Short problem: Make an exact copy of the data below, leaving out every picture.

[START Available data]

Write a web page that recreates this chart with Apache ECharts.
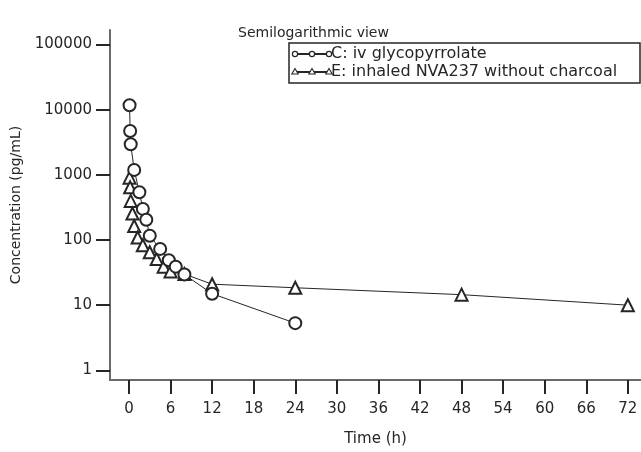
<!DOCTYPE html>
<html><head><meta charset="utf-8">
<script src="https://cdn.jsdelivr.net/npm/echarts@6/dist/echarts.min.js"></script>
<style>html,body{margin:0;padding:0;background:#fff}#c{width:641px;height:452px}</style>
</head><body><div id="c"></div>
<script>
var titleText = 'Semilogarithmic view';
var xName = 'Time (h)';
var yName = 'Concentration (pg/mL)';
var xTicks = [0, 6, 12, 18, 24, 30, 36, 42, 48, 54, 60, 66, 72];
var yTicks = [1, 10, 100, 1000, 10000, 100000];
var nameC = 'C: iv glycopyrrolate';
var timeC = [0.083, 0.167, 0.25, 0.75, 1.5, 2, 2.5, 3, 4.5, 5.75, 6.75, 8, 12, 24];
var valueC = [11700, 4700, 2950, 1190, 540, 300, 205, 116, 73, 49, 39, 29.5, 15, 5.3];
var nameE = 'E: inhaled NVA237 without charcoal';
var timeE = [0.083, 0.167, 0.25, 0.5, 0.75, 1.25, 2, 3, 4, 5, 6, 8, 12, 24, 48, 72];
var valueE = [906, 643, 398, 255, 164, 109, 83, 65, 51, 39, 33, 30, 21, 18.5, 14.5, 10];

function pairs(t, v) { return t.map(function (x, i) { return [x, v[i]]; }); }
var ink = '#262626';
var axisGrey = '#6a6a6a';
var font = 'DejaVu Sans';

var chart = echarts.init(document.getElementById('c'), null, {renderer: 'canvas'});
chart.setOption({
  animation: false,
  backgroundColor: '#fff',
  textStyle: {fontFamily: font, color: ink},
  title: {text: titleText, left: 233, top: 21, textStyle: {fontFamily: font, fontSize: 14, fontWeight: 'normal', color: ink}},
  grid: {left: 110, right: 0, top: 30, bottom: 60, containLabel: false},
  xAxis: {
    type: 'value', min: -2.74, max: 73.9,
    name: xName, nameLocation: 'middle', nameGap: 52,
    nameTextStyle: {fontFamily: font, fontSize: 15, color: ink},
    axisLine: {onZero: false, lineStyle: {color: axisGrey, width: 2}},
    axisTick: {customValues: xTicks, length: 14, lineStyle: {color: ink, width: 2}},
    axisLabel: {customValues: xTicks, margin: 22, fontFamily: font, fontSize: 15, color: ink},
    splitLine: {show: false}
  },
  yAxis: {
    type: 'log', logBase: 10, min: 0.711, max: 167000,
    name: yName, nameLocation: 'middle', nameGap: 78, nameRotate: 90,
    nameTextStyle: {fontFamily: font, fontSize: 14, color: ink},
    axisLine: {onZero: false, lineStyle: {color: axisGrey, width: 2}},
    axisTick: {customValues: yTicks, length: 14, lineStyle: {color: ink, width: 2}},
    axisLabel: {customValues: yTicks, margin: 18, fontFamily: font, fontSize: 15, color: ink,
      formatter: function (v) { return String(Math.round(v)); }},
    splitLine: {show: false}, minorTick: {show: false}
  },
  series: [
    {name: nameC, type: 'line', data: pairs(timeC, valueC), symbol: 'emptyCircle', symbolSize: 12,
     lineStyle: {color: ink, width: 1}, itemStyle: {color: ink, borderWidth: 1.2}, z: 3},
    {name: nameE, type: 'line', data: pairs(timeE, valueE), symbol: 'emptyTriangle', symbolSize: 12,
     lineStyle: {color: ink, width: 1}, itemStyle: {color: ink, borderWidth: 1.2}, z: 2}
  ],
  graphic: [
    {type: 'rect', shape: {x: 289, y: 43, width: 351, height: 40}, style: {fill: '#fff', stroke: ink, lineWidth: 1.5}, z: 10},
    {type: 'line', shape: {x1: 294, y1: 54, x2: 330, y2: 54}, style: {stroke: ink, lineWidth: 2}, z: 11},
    {type: 'circle', shape: {cx: 295, cy: 54, r: 2.6}, style: {fill: '#fff', stroke: ink, lineWidth: 1.2}, z: 12},
    {type: 'circle', shape: {cx: 312, cy: 54, r: 2.6}, style: {fill: '#fff', stroke: ink, lineWidth: 1.2}, z: 12},
    {type: 'circle', shape: {cx: 329, cy: 54, r: 2.6}, style: {fill: '#fff', stroke: ink, lineWidth: 1.2}, z: 12},
    {type: 'text', x: 331, y: 54, style: {text: nameC, font: '16px "DejaVu Sans"', fill: ink, textVerticalAlign: 'middle'}, z: 12},
    {type: 'line', shape: {x1: 294, y1: 72, x2: 330, y2: 72}, style: {stroke: ink, lineWidth: 2}, z: 11},
    {type: 'polygon', shape: {points: [[295, 68.5], [291.8, 74], [298.2, 74]]}, style: {fill: '#fff', stroke: ink, lineWidth: 1.1}, z: 12},
    {type: 'polygon', shape: {points: [[312, 68.5], [308.8, 74], [315.2, 74]]}, style: {fill: '#fff', stroke: ink, lineWidth: 1.1}, z: 12},
    {type: 'polygon', shape: {points: [[329, 68.5], [325.8, 74], [332.2, 74]]}, style: {fill: '#fff', stroke: ink, lineWidth: 1.1}, z: 12},
    {type: 'text', x: 331, y: 72, style: {text: nameE, font: '16px "DejaVu Sans"', fill: ink, textVerticalAlign: 'middle'}, z: 12}
  ]
});
</script>
</body></html>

[END Available data]

The completed task:
Write a web page that recreates this chart with Apache ECharts.
<!DOCTYPE html>
<html><head><meta charset="utf-8">
<script src="https://cdn.jsdelivr.net/npm/echarts@6/dist/echarts.min.js"></script>
<style>html,body{margin:0;padding:0;background:#fff}#c{width:641px;height:452px}</style>
</head><body><div id="c"></div>
<script>
var titleText = 'Semilogarithmic view';
var xName = 'Time (h)';
var yName = 'Concentration (pg/mL)';
var xTicks = [0, 6, 12, 18, 24, 30, 36, 42, 48, 54, 60, 66, 72];
var yTicks = [1, 10, 100, 1000, 10000, 100000];
var nameC = 'C: iv glycopyrrolate';
var timeC = [0.083, 0.167, 0.25, 0.75, 1.5, 2, 2.5, 3, 4.5, 5.75, 6.75, 8, 12, 24];
var valueC = [11700, 4700, 2950, 1190, 540, 300, 205, 116, 73, 49, 39, 29.5, 15, 5.3];
var nameE = 'E: inhaled NVA237 without charcoal';
var timeE = [0.083, 0.167, 0.25, 0.5, 0.75, 1.25, 2, 3, 4, 5, 6, 8, 12, 24, 48, 72];
var valueE = [906, 643, 398, 255, 164, 109, 83, 65, 51, 39, 33, 30, 21, 18.5, 14.5, 10];

function pairs(t, v) { return t.map(function (x, i) { return [x, v[i]]; }); }
var ink = '#262626';
var axisGrey = '#6a6a6a';
var font = 'DejaVu Sans';

var chart = echarts.init(document.getElementById('c'), null, {renderer: 'canvas'});
chart.setOption({
  animation: false,
  backgroundColor: '#fff',
  textStyle: {fontFamily: font, color: ink},
  title: {text: titleText, left: 233, top: 21, textStyle: {fontFamily: font, fontSize: 14, fontWeight: 'normal', color: ink}},
  grid: {left: 110, right: 0, top: 30, bottom: 60, containLabel: false},
  xAxis: {
    type: 'value', min: -2.74, max: 73.9,
    name: xName, nameLocation: 'middle', nameGap: 52,
    nameTextStyle: {fontFamily: font, fontSize: 15, color: ink},
    axisLine: {onZero: false, lineStyle: {color: axisGrey, width: 2}},
    axisTick: {customValues: xTicks, length: 14, lineStyle: {color: ink, width: 2}},
    axisLabel: {customValues: xTicks, margin: 22, fontFamily: font, fontSize: 15, color: ink},
    splitLine: {show: false}
  },
  yAxis: {
    type: 'log', logBase: 10, min: 0.711, max: 167000,
    name: yName, nameLocation: 'middle', nameGap: 78, nameRotate: 90,
    nameTextStyle: {fontFamily: font, fontSize: 14, color: ink},
    axisLine: {onZero: false, lineStyle: {color: axisGrey, width: 2}},
    axisTick: {customValues: yTicks, length: 14, lineStyle: {color: ink, width: 2}},
    axisLabel: {customValues: yTicks, margin: 18, fontFamily: font, fontSize: 15, color: ink,
      formatter: function (v) { return String(Math.round(v)); }},
    splitLine: {show: false}, minorTick: {show: false}
  },
  series: [
    {name: nameC, type: 'line', data: pairs(timeC, valueC), symbol: 'emptyCircle', symbolSize: 12,
     lineStyle: {color: ink, width: 1}, itemStyle: {color: ink, borderWidth: 1.2}, z: 3},
    {name: nameE, type: 'line', data: pairs(timeE, valueE), symbol: 'emptyTriangle', symbolSize: 12,
     lineStyle: {color: ink, width: 1}, itemStyle: {color: ink, borderWidth: 1.2}, z: 2}
  ],
  graphic: [
    {type: 'rect', shape: {x: 289, y: 43, width: 351, height: 40}, style: {fill: '#fff', stroke: ink, lineWidth: 1.5}, z: 10},
    {type: 'line', shape: {x1: 294, y1: 54, x2: 330, y2: 54}, style: {stroke: ink, lineWidth: 2}, z: 11},
    {type: 'circle', shape: {cx: 295, cy: 54, r: 2.6}, style: {fill: '#fff', stroke: ink, lineWidth: 1.2}, z: 12},
    {type: 'circle', shape: {cx: 312, cy: 54, r: 2.6}, style: {fill: '#fff', stroke: ink, lineWidth: 1.2}, z: 12},
    {type: 'circle', shape: {cx: 329, cy: 54, r: 2.6}, style: {fill: '#fff', stroke: ink, lineWidth: 1.2}, z: 12},
    {type: 'text', x: 331, y: 54, style: {text: nameC, font: '16px "DejaVu Sans"', fill: ink, textVerticalAlign: 'middle'}, z: 12},
    {type: 'line', shape: {x1: 294, y1: 72, x2: 330, y2: 72}, style: {stroke: ink, lineWidth: 2}, z: 11},
    {type: 'polygon', shape: {points: [[295, 68.5], [291.8, 74], [298.2, 74]]}, style: {fill: '#fff', stroke: ink, lineWidth: 1.1}, z: 12},
    {type: 'polygon', shape: {points: [[312, 68.5], [308.8, 74], [315.2, 74]]}, style: {fill: '#fff', stroke: ink, lineWidth: 1.1}, z: 12},
    {type: 'polygon', shape: {points: [[329, 68.5], [325.8, 74], [332.2, 74]]}, style: {fill: '#fff', stroke: ink, lineWidth: 1.1}, z: 12},
    {type: 'text', x: 331, y: 72, style: {text: nameE, font: '16px "DejaVu Sans"', fill: ink, textVerticalAlign: 'middle'}, z: 12}
  ]
});
</script>
</body></html>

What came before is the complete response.